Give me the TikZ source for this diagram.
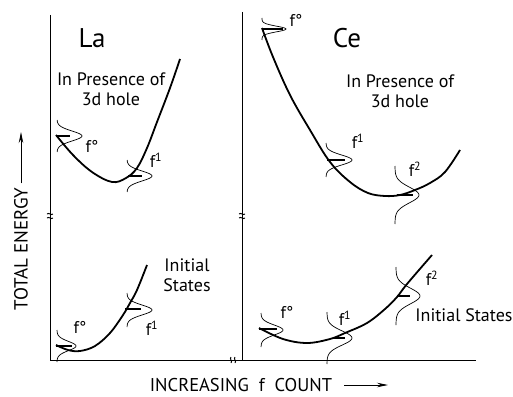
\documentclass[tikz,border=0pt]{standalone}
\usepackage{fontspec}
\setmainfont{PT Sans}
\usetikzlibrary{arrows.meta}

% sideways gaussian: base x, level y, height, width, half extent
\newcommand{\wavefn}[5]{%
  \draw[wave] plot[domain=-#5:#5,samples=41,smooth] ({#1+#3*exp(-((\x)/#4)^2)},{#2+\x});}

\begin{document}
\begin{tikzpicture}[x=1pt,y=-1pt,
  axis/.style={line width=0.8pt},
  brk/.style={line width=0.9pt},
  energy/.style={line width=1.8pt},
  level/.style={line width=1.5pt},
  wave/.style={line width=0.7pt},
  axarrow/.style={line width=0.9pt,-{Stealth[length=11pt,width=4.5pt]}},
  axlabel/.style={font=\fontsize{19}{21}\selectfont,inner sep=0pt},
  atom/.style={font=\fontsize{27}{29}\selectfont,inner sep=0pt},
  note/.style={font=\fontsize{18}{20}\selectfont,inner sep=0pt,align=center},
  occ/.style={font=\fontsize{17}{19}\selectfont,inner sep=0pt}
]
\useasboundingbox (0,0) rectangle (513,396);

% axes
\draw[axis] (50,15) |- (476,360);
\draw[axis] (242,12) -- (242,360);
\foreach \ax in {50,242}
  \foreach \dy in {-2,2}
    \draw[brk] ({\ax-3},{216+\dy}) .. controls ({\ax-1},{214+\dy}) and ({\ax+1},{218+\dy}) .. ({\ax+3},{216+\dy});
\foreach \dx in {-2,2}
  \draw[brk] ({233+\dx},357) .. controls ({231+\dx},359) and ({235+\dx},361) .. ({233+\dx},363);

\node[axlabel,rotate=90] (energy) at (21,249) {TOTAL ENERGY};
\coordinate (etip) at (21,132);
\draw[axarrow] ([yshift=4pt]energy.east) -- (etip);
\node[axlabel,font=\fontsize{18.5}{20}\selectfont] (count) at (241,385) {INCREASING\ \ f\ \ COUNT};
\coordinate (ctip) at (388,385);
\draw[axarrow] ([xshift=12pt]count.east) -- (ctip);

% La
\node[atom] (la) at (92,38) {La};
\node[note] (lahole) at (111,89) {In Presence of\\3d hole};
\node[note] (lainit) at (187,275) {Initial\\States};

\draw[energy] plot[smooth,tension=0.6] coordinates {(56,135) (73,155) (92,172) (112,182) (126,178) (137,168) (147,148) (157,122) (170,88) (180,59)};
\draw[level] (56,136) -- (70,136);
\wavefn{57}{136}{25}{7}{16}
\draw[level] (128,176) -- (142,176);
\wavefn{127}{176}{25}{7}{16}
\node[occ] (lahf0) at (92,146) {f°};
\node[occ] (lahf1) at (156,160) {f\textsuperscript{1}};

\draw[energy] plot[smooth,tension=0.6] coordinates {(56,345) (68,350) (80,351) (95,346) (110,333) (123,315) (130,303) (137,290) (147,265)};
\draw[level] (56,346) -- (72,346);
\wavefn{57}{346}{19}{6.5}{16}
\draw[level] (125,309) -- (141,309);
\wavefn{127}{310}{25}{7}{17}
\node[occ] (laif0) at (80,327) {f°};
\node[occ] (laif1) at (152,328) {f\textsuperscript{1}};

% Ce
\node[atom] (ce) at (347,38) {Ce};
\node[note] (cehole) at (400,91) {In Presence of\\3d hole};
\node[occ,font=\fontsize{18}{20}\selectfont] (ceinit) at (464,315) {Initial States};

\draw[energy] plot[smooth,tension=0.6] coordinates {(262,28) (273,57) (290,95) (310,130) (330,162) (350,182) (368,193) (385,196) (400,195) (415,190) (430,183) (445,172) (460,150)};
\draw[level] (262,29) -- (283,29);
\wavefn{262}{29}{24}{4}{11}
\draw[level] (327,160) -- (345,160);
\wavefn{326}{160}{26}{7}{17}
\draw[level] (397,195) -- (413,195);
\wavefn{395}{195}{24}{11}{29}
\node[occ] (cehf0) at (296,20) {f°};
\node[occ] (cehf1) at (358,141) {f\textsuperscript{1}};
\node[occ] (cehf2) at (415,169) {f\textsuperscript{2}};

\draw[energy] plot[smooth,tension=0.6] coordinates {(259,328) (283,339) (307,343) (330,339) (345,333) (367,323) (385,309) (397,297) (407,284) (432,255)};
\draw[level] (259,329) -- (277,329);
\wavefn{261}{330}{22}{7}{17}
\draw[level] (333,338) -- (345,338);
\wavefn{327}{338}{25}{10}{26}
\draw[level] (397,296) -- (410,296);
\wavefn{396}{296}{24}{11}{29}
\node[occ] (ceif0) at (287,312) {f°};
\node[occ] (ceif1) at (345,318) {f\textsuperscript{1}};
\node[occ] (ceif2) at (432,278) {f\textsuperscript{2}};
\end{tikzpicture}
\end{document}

-------

# Exercise objective:
From the first line of the material down to the line containing "(lahf1) at (156,160)", inclusive, return each line exactly, skipping any picture.

# Written response:
Give me the TikZ source for this diagram.
\documentclass[tikz,border=0pt]{standalone}
\usepackage{fontspec}
\setmainfont{PT Sans}
\usetikzlibrary{arrows.meta}

% sideways gaussian: base x, level y, height, width, half extent
\newcommand{\wavefn}[5]{%
  \draw[wave] plot[domain=-#5:#5,samples=41,smooth] ({#1+#3*exp(-((\x)/#4)^2)},{#2+\x});}

\begin{document}
\begin{tikzpicture}[x=1pt,y=-1pt,
  axis/.style={line width=0.8pt},
  brk/.style={line width=0.9pt},
  energy/.style={line width=1.8pt},
  level/.style={line width=1.5pt},
  wave/.style={line width=0.7pt},
  axarrow/.style={line width=0.9pt,-{Stealth[length=11pt,width=4.5pt]}},
  axlabel/.style={font=\fontsize{19}{21}\selectfont,inner sep=0pt},
  atom/.style={font=\fontsize{27}{29}\selectfont,inner sep=0pt},
  note/.style={font=\fontsize{18}{20}\selectfont,inner sep=0pt,align=center},
  occ/.style={font=\fontsize{17}{19}\selectfont,inner sep=0pt}
]
\useasboundingbox (0,0) rectangle (513,396);

% axes
\draw[axis] (50,15) |- (476,360);
\draw[axis] (242,12) -- (242,360);
\foreach \ax in {50,242}
  \foreach \dy in {-2,2}
    \draw[brk] ({\ax-3},{216+\dy}) .. controls ({\ax-1},{214+\dy}) and ({\ax+1},{218+\dy}) .. ({\ax+3},{216+\dy});
\foreach \dx in {-2,2}
  \draw[brk] ({233+\dx},357) .. controls ({231+\dx},359) and ({235+\dx},361) .. ({233+\dx},363);

\node[axlabel,rotate=90] (energy) at (21,249) {TOTAL ENERGY};
\coordinate (etip) at (21,132);
\draw[axarrow] ([yshift=4pt]energy.east) -- (etip);
\node[axlabel,font=\fontsize{18.5}{20}\selectfont] (count) at (241,385) {INCREASING\ \ f\ \ COUNT};
\coordinate (ctip) at (388,385);
\draw[axarrow] ([xshift=12pt]count.east) -- (ctip);

% La
\node[atom] (la) at (92,38) {La};
\node[note] (lahole) at (111,89) {In Presence of\\3d hole};
\node[note] (lainit) at (187,275) {Initial\\States};

\draw[energy] plot[smooth,tension=0.6] coordinates {(56,135) (73,155) (92,172) (112,182) (126,178) (137,168) (147,148) (157,122) (170,88) (180,59)};
\draw[level] (56,136) -- (70,136);
\wavefn{57}{136}{25}{7}{16}
\draw[level] (128,176) -- (142,176);
\wavefn{127}{176}{25}{7}{16}
\node[occ] (lahf0) at (92,146) {f°};
\node[occ] (lahf1) at (156,160) {f\textsuperscript{1}};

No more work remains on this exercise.